Catchment-Scale Hydrodynamic Modelling of Seasonal Fluvial Processes

Modelling has provided an essential tool for predicting and understanding the complex surface and subsurface hydrological processes induced by rainfall, and also for assessing the impact of flooding of on environment, people and their properties. Traditionally modelling of seasonal or longer-term fluvial processes is achieved by hydrological models of different levels of complexity. However, due to their inherent limitations, hydrological models are not able to accurately simulate those highly transient overland flow and flooding processes induced by intense rainfall and therefore cannot reliably assess their impact on the longer-term fluvial processes. On the other hand, sophisticated hydraulic/hydrodynamic models have been widely applied to predict both slowly-varying and rapidly-varying flash flood events lasting for hours or days, but they are rarely used for the simulation of long-term fluvial processes due to their incapability in representing certain hydrological processes (e.g. infiltration and evaporation) and prohibitively long simulation time. Potentially, hydrodynamic modelling may provide more detailed information for better understanding of the dynamics of fluvial processes and the impact of extreme events on the natural and engineering environments if they can directly support long-term simulations.

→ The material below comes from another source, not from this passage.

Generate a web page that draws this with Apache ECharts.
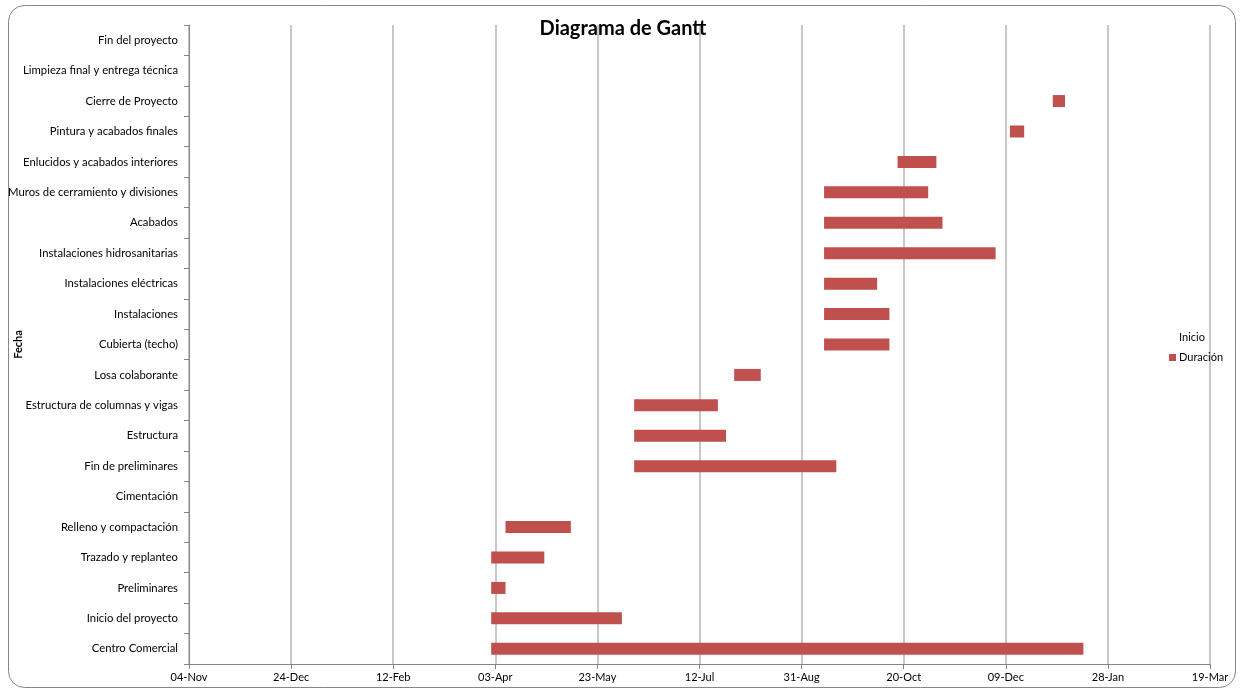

In this work, a finite volume shock-capturing hydrodynamic model that solves the full 2D nonlinear shallow water equations is developed and applied to reproduce the seasonal fluvial processes at high spatial resolution in the 12398km² Chaohu River basin for the entire calendar year of 2016. New model components are developed and fully coupled to the hydrodynamic model to take into account the infiltration, subsurface flow, interception and evaporation effects. The use of high-resolution topographic data (< 10m) will enable the model to automatically capture surface storage and reliably represent river networks and flows. The overall modelling system is implemented on high-performance graphics processing units (GPUs) to substantially improve the computational efficiency for long-term simulations.

The simulation results are verified by systematically comparing with historical flood records and gauge measurements of water level and discharge. The model performance will be further demonstrated by comparing with main stream hydrological models, including e.g. HSPF. Further simulations will be also carried out to investigate model sensitivity to key model parameters, e.g. grid resolution, and friction, infiltration and evaporation parameters.